- [Task statement]
Lines with "Write the Apache ECharts code for this chart." and "0.015, 0.155, 0.043];" mark the range, both included. Reproduce exactly that stretch, without pictures.

- [Information supplied]
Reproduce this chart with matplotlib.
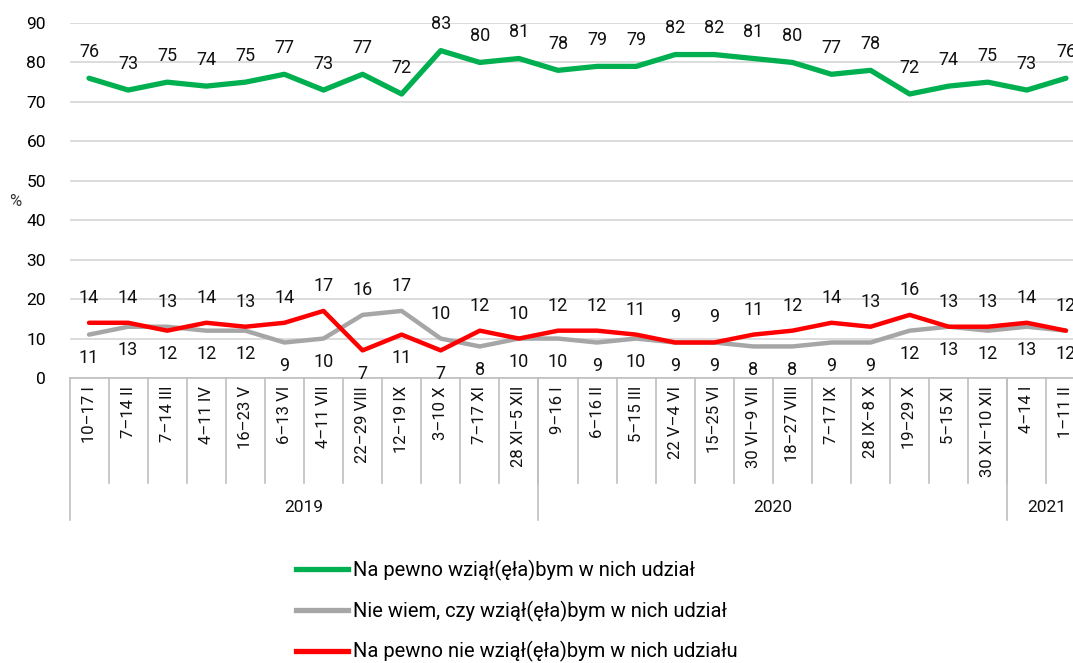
import matplotlib
matplotlib.use("Agg")
import matplotlib.pyplot as plt
from matplotlib.lines import Line2D
import matplotlib.transforms as mtransforms

categories = ["10–17 I", "7–14 II", "7–14 III", "4–11 IV", "16–23 V", "6–13 VI",
              "4–11 VII", "22–29 VIII", "12–19 IX", "3–10 X", "7–17 XI", "28 XI–5 XII",
              "9–16 I", "6–16 II", "5–15 III", "22 V–4 VI", "15–25 VI", "30 VI–9 VII",
              "18–27 VIII", "7–17 IX", "28 IX–8 X", "19–29 X", "5–15 XI", "30 XI–10 XII",
              "4–14 I", "1–11 II"]
years = ["2019", "2020", "2021"]
year_counts = [12, 12, 2]

yes_vals = [76, 73, 75, 74, 75, 77, 73, 77, 72, 83, 80, 81,
            78, 79, 79, 82, 82, 81, 80, 77, 78, 72, 74, 75, 73, 76]
dont_know = [11, 13, 13, 12, 12, 9, 10, 16, 17, 10, 8, 10,
             10, 9, 10, 9, 9, 8, 8, 9, 9, 12, 13, 12, 13, 12]
no_vals = [14, 14, 12, 14, 13, 14, 17, 7, 11, 7, 12, 10,
           12, 12, 11, 9, 9, 11, 12, 14, 13, 16, 13, 13, 14, 12]

labels = ["Na pewno wziął(ęła)bym w nich udział",
          "Nie wiem, czy wziął(ęła)bym w nich udział",
          "Na pewno nie wziął(ęła)bym w nich udziału"]

GREEN = "#00b050"
GREY = "#a6a6a6"
RED = "#ff0000"
COND = ["Roboto"]

W, H = 1073, 663
fig = plt.figure(figsize=(W / 100, H / 100), dpi=100)
left_px, right_px, top_px, bot_px = 69.5, 1085.5, 23, 378
ax = fig.add_axes([left_px / W, 1 - bot_px / H, (right_px - left_px) / W, (bot_px - top_px) / H])

x = list(range(len(categories)))
ax.plot(x, yes_vals, color=GREEN, lw=3.8, solid_capstyle="round", zorder=3)
ax.plot(x, dont_know, color=GREY, lw=3.2, solid_capstyle="round", zorder=3)
ax.plot(x, no_vals, color=RED, lw=3.2, solid_capstyle="round", zorder=4)

ax.set_xlim(-0.5, len(categories) - 0.5)
ax.set_ylim(0, 90)
ax.set_yticks(range(0, 91, 10))
ax.yaxis.grid(True, color="#d9d9d9", lw=1.3)
ax.set_axisbelow(True)
for s in ["left", "right", "top"]:
    ax.spines[s].set_visible(False)
ax.spines["bottom"].set_color("#bfbfbf")
ax.spines["bottom"].set_linewidth(1.2)
ax.tick_params(axis="y", length=0, pad=17, labelsize=12.5)
ax.tick_params(axis="x", length=0, labelbottom=False)
for t in ax.get_yticklabels():
    t.set_fontfamily(COND)

lab_kw = dict(fontsize=13, family=COND, ha="center", va="center", clip_on=False,
              color="#111111")
for i in x:
    ax.annotate(str(yes_vals[i]), (i, yes_vals[i]), xytext=(0, 19), textcoords="offset points",
                **lab_kw)
    hi = max(dont_know[i], no_vals[i])
    lo = min(dont_know[i], no_vals[i])
    ax.annotate(str(hi), (i, hi), xytext=(0, 18), textcoords="offset points", **lab_kw)
    ax.annotate(str(lo), (i, lo), xytext=(0, -17), textcoords="offset points", **lab_kw)

trans = mtransforms.blended_transform_factory(ax.transData, ax.transAxes)
axh = bot_px - top_px
y_inner = -(483 - bot_px) / axh
y_outer = -(520 - bot_px) / axh
y_cat = -(386 - bot_px) / axh
y_year = -(508 - bot_px) / axh

for i, c in enumerate(categories):
    ax.text(i, y_cat, c, transform=trans, rotation=90, ha="center", va="top",
            fontsize=12, family=COND, color="#111111")
for i in range(1, len(categories)):
    ax.add_line(Line2D([i - 0.5, i - 0.5], [0, y_inner], transform=trans,
                       color="#bfbfbf", lw=1.2, clip_on=False))
start = 0
bounds = [-0.5]
for yname, n in zip(years, year_counts):
    ax.text(start + (n - 1) / 2, y_year, yname, transform=trans, ha="center",
            va="center", fontsize=12.5, family=COND, color="#111111")
    start += n
    bounds.append(start - 0.5)
for b in bounds:
    ax.add_line(Line2D([b, b], [0, y_outer], transform=trans,
                       color="#bfbfbf", lw=1.2, clip_on=False))

fig.text(15 / W, 1 - 201 / H, "%", fontsize=12, family=COND, ha="center", va="center",
         color="#333333")

handles = [Line2D([], [], color=GREEN, lw=3.8),
           Line2D([], [], color=GREY, lw=3.8),
           Line2D([], [], color=RED, lw=3.8)]
fig.legend(handles, labels, loc="upper left", bbox_to_anchor=(296 / W, 1 - 560 / H),
           frameon=False, handlelength=2.6, handletextpad=0.25,
           labelspacing=0.97, borderpad=0, borderaxespad=0,
           prop={"family": "Roboto", "size": 14.5})

fig.savefig("out.png", dpi=100)
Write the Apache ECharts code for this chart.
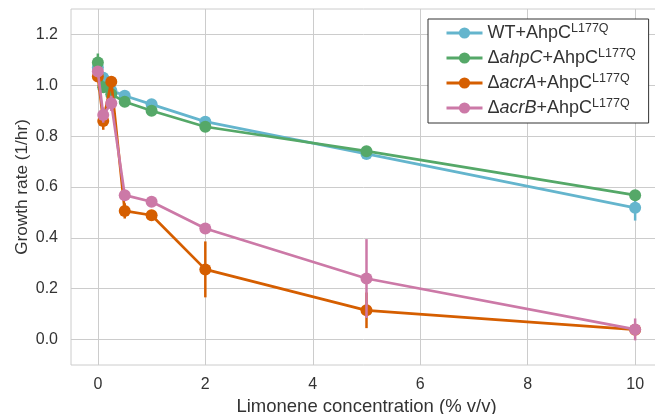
<!DOCTYPE html>
<html>
<head>
<meta charset="utf-8">
<script src="https://cdn.jsdelivr.net/npm/echarts@6/dist/echarts.min.js"></script>
<style>
  html, body { margin: 0; padding: 0; background: #fff; }
  #chart { width: 655px; height: 414px; }
</style>
</head>
<body>
<div id="chart"></div>
<script>
// limonene concentration (% v/v)
const concentrations = [0, 0.1, 0.25, 0.5, 1, 2, 5, 10];

// growth rate (1/hr) and error bars for each strain
const wtRate   = [1.07, 1.03, 0.98, 0.959, 0.925, 0.857, 0.73, 0.518];
const wtErr    = [0.02, 0.02, 0.02, 0.015, 0.015, 0.015, 0.02, 0.05];
const ahpCRate = [1.09, 0.992, 0.965, 0.935, 0.9, 0.837, 0.741, 0.568];
const ahpCErr  = [0.035, 0.02, 0.02, 0.015, 0.015, 0.015, 0.02, 0.02];
const acrARate = [1.035, 0.86, 1.014, 0.506, 0.489, 0.276, 0.115, 0.039];
const acrAErr  = [0.02, 0.035, 0.02, 0.03, 0.02, 0.11, 0.07, 0.02];
const acrBRate = [1.054, 0.883, 0.929, 0.568, 0.542, 0.437, 0.24, 0.04];
const acrBErr  = [0.02, 0.03, 0.03, 0.02, 0.02, 0.015, 0.155, 0.043];

const strainNames = ['WT', 'ahpC', 'acrA', 'acrB'];
const strainColors = ['#64b5cd', '#55a868', '#d55e00', '#cc79a7'];
const legendLabels = {
  WT: '{n|WT+AhpC}{s|L177Q}',
  ahpC: '{n|Δ}{i|ahpC}{n|+AhpC}{s|L177Q}',
  acrA: '{n|Δ}{i|acrA}{n|+AhpC}{s|L177Q}',
  acrB: '{n|Δ}{i|acrB}{n|+AhpC}{s|L177Q}'
};

const rates = [wtRate, ahpCRate, acrARate, acrBRate];
const errs = [wtErr, ahpCErr, acrAErr, acrBErr];

const font = 'Liberation Sans, Arial, sans-serif';
const grey = '#cccccc';
const none = 'rgba(0,0,0,0)';

let chart = echarts.init(document.getElementById('chart'));

const series = [];
strainNames.forEach((name, k) => {
  series.push({
    type: 'line',
    name: name,
    z: 3 + k * 2,
    data: concentrations.map((c, i) => [c, rates[k][i]]),
    symbol: 'circle',
    symbolSize: 12,
    showAllSymbol: true,
    lineStyle: {width: 2.7, color: strainColors[k]},
    itemStyle: {color: strainColors[k]},
    emphasis: {disabled: true}
  });
  // error bars
  series.push({
    type: 'custom',
    name: name + ' err',
    z: 2 + k * 2,
    silent: true,
    data: concentrations.map((c, i) => [c, rates[k][i], errs[k][i]]),
    renderItem: function (params, api) {
      const x = api.value(0), y = api.value(1), e = api.value(2);
      const p1 = api.coord([x, y - e]);
      const p2 = api.coord([x, y + e]);
      return {
        type: 'line',
        shape: {x1: p1[0], y1: p1[1], x2: p2[0], y2: p2[1]},
        style: {stroke: strainColors[k], lineWidth: 2.5}
      };
    }
  });
});

const option = {
  animation: false,
  color: strainColors,
  grid: {
    left: 71, top: 9, width: 591, height: 356,
    outerBoundsMode: 'none',
    containLabel: false,
    show: true, borderColor: grey, borderWidth: 1, backgroundColor: '#fff'
  },
  xAxis: {
    type: 'value',
    min: -0.5, max: 10.5, interval: 0.5,
    name: 'Limonene concentration (% v/v)',
    nameLocation: 'middle',
    nameGap: 31,
    nameTextStyle: {fontFamily: font, fontSize: 18.5, color: '#333'},
    axisLine: {show: false},
    axisTick: {show: false},
    axisLabel: {
      fontFamily: font, fontSize: 16, color: '#333', margin: 12,
      formatter: function (v) {
        const r = Math.round(v * 2);
        return r % 4 === 0 ? String(r / 2) : '';
      }
    },
    splitLine: {show: true, lineStyle: {color: [none, grey, none, none], width: 1}}
  },
  yAxis: {
    type: 'value',
    min: -0.1, max: 1.3, interval: 0.1,
    name: 'Growth rate (1/hr)',
    nameLocation: 'middle',
    nameGap: 40,
    nameMoveOverlap: false,
    nameTextStyle: {fontFamily: font, fontSize: 17.2, color: '#333'},
    axisLine: {show: false},
    axisTick: {show: false},
    axisLabel: {
      fontFamily: font, fontSize: 16, color: '#333', margin: 13,
      formatter: function (v) {
        const r = Math.round(v * 10);
        return r % 2 === 0 ? (r / 10).toFixed(1) : '';
      }
    },
    splitLine: {show: true, lineStyle: {color: [none, grey], width: 1}}
  },
  legend: {
    orient: 'vertical',
    left: 428, top: 19,
    data: strainNames,
    backgroundColor: '#fff',
    borderColor: '#333',
    borderWidth: 1,
    borderRadius: 0,
    padding: [3, 13, 6, 17],
    itemWidth: 36, itemHeight: 14, itemGap: 5,
    lineStyle: {width: 3},
    formatter: name => legendLabels[name],
    textStyle: {
      fontFamily: font, fontSize: 18, color: '#333',
      rich: {
        n: {fontFamily: font, fontSize: 18, color: '#333', lineHeight: 22},
        i: {fontFamily: font, fontSize: 18, color: '#333', fontStyle: 'italic', lineHeight: 22},
        s: {fontFamily: font, fontSize: 12.5, color: '#333', verticalAlign: 'top', lineHeight: 22}
      }
    }
  },
  series: series
};

chart.setOption(option);
</script>
</body>
</html>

- [Task answer]
Write the Apache ECharts code for this chart.
<!DOCTYPE html>
<html>
<head>
<meta charset="utf-8">
<script src="https://cdn.jsdelivr.net/npm/echarts@6/dist/echarts.min.js"></script>
<style>
  html, body { margin: 0; padding: 0; background: #fff; }
  #chart { width: 655px; height: 414px; }
</style>
</head>
<body>
<div id="chart"></div>
<script>
// limonene concentration (% v/v)
const concentrations = [0, 0.1, 0.25, 0.5, 1, 2, 5, 10];

// growth rate (1/hr) and error bars for each strain
const wtRate   = [1.07, 1.03, 0.98, 0.959, 0.925, 0.857, 0.73, 0.518];
const wtErr    = [0.02, 0.02, 0.02, 0.015, 0.015, 0.015, 0.02, 0.05];
const ahpCRate = [1.09, 0.992, 0.965, 0.935, 0.9, 0.837, 0.741, 0.568];
const ahpCErr  = [0.035, 0.02, 0.02, 0.015, 0.015, 0.015, 0.02, 0.02];
const acrARate = [1.035, 0.86, 1.014, 0.506, 0.489, 0.276, 0.115, 0.039];
const acrAErr  = [0.02, 0.035, 0.02, 0.03, 0.02, 0.11, 0.07, 0.02];
const acrBRate = [1.054, 0.883, 0.929, 0.568, 0.542, 0.437, 0.24, 0.04];
const acrBErr  = [0.02, 0.03, 0.03, 0.02, 0.02, 0.015, 0.155, 0.043];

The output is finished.